Marvel a tendance à inscrire ses héros dans des genres cinématographiques, comme Ant-Man et le film de casse ou Captain America et le thriller d'espionnage. Ici le studio s'attaque au film d'auteur, en intégrant certains codes du cinéma indépendant américain à une formule malheureusement inébranlable.

Les Éternels divisera les fans en deux camps difficilement réconciliables mais a au moins le mérite d'exister en tant que film un peu à part et pas franchement indispensable, avant le prochain Spider-Man qui devrait visiblement explorer le multivers et donner enfin le vrai coup d'envoi d'une prochaine décennie d'aventures super-héroïques.

L'avis de Clubic

J'ai longtemps cru que Marvel Studios se risquerait à bouleverser ses habitudes avec Les Éternels mais non, ce nouvel opus de la grande saga super-héroïque n'est finalement qu'un énième épisode de transition.
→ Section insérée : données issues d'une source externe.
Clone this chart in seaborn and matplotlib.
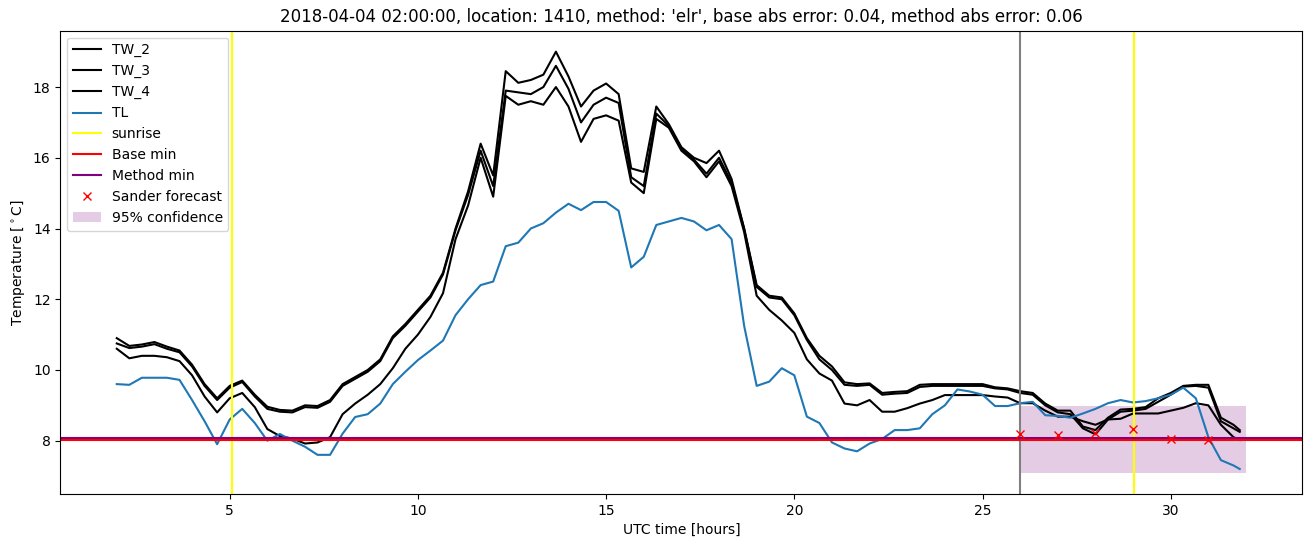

J'ai été totalement embarqué durant la première heure, m'attachant comme rarement dans le MCU aux personnages et séduits par une narration qui prend son temps plus que de raison pour me les présenter. Seulement la lenteur n'arrive pas à cacher très longtemps la vacuité d'une histoire que Marvel nous a déjà raconté plusieurs fois et les quelques blagues balourdes et hors de propos m'ont vite ramené sur Terre.

Les Éternels séduira peut-être un public plus habitué aux films contemplatifs et peu porté sur le cinéma de super-héros. De mon côté, je salue la légère prise de risques et n'ai certainement pas passé un mauvais moment... juste un peu longuet.

Les Éternels est à retrouver depuis le 3 novembre 2021 dans les salles de cinéma.